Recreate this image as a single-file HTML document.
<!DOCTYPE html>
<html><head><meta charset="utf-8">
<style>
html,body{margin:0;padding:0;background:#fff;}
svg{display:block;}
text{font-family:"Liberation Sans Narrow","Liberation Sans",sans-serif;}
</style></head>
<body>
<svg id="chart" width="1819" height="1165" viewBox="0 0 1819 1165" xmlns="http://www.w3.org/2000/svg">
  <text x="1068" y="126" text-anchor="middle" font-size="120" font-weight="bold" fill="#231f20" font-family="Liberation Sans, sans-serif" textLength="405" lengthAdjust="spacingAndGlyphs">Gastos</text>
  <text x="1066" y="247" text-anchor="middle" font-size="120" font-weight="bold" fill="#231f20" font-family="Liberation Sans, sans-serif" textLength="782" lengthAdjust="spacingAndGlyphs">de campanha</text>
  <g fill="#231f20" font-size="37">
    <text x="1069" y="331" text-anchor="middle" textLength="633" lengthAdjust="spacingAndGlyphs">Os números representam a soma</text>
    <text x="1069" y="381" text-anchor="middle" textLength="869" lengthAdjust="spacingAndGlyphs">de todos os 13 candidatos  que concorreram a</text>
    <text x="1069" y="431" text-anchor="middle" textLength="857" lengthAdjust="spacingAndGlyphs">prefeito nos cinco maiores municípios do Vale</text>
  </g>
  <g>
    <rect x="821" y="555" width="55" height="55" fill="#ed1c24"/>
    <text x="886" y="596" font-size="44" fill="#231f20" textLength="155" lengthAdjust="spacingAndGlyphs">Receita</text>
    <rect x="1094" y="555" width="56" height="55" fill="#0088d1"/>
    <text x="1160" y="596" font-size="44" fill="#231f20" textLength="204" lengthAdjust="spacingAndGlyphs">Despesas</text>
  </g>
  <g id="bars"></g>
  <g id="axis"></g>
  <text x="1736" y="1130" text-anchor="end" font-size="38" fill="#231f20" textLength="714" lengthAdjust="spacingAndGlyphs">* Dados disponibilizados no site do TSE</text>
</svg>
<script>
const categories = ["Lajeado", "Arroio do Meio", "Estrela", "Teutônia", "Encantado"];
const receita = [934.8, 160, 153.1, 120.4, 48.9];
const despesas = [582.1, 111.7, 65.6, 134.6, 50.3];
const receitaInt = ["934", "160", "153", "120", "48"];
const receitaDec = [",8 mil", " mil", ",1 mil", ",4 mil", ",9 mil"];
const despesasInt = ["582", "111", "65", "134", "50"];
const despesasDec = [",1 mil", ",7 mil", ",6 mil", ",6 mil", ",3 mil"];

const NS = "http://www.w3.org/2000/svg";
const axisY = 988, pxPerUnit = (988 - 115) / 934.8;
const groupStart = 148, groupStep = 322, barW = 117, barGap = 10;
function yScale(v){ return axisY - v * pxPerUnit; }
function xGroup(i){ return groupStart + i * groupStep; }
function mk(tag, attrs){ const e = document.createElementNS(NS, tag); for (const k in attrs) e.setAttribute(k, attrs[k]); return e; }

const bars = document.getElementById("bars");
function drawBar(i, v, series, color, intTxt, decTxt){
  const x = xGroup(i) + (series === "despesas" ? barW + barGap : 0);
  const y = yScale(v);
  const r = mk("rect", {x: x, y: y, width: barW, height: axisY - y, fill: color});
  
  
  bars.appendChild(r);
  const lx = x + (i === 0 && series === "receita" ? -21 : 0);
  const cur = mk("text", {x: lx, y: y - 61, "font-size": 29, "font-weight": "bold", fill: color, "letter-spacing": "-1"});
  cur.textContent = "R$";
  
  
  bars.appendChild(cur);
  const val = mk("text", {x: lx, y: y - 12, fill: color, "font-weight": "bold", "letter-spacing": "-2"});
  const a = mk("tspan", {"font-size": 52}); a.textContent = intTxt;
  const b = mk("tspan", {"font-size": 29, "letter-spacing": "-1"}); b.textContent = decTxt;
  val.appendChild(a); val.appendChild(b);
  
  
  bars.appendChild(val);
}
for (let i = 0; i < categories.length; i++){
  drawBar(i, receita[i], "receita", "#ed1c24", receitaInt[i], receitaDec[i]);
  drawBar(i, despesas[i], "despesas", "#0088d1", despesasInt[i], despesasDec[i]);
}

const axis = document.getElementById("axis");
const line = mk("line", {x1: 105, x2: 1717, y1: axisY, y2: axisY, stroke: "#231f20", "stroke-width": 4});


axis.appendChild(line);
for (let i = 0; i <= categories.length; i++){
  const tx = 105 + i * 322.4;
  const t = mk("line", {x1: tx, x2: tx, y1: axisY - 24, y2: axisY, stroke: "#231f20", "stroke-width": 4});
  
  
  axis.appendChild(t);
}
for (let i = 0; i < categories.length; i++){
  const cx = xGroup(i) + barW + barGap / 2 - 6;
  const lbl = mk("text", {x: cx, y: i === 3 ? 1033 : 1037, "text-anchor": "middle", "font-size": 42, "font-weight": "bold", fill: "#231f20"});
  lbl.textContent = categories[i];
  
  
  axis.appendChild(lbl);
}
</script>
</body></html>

---

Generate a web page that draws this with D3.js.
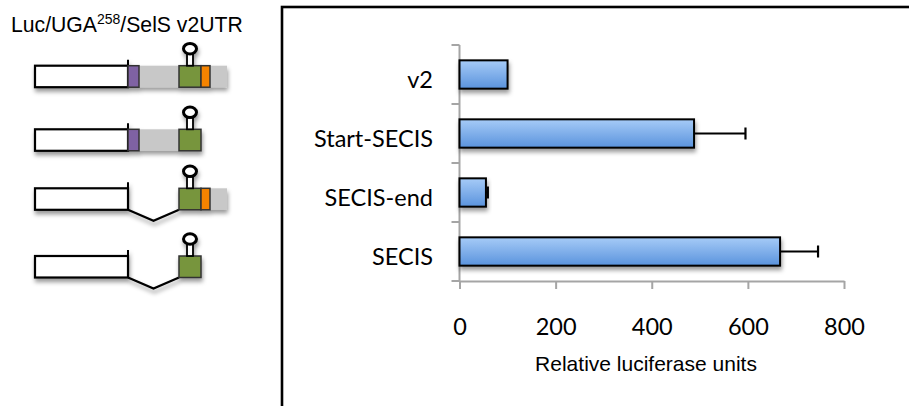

---

▶ Given task: Within the records above, how many lines include the word "document"? State the number by itself.

▶ Solution below: 4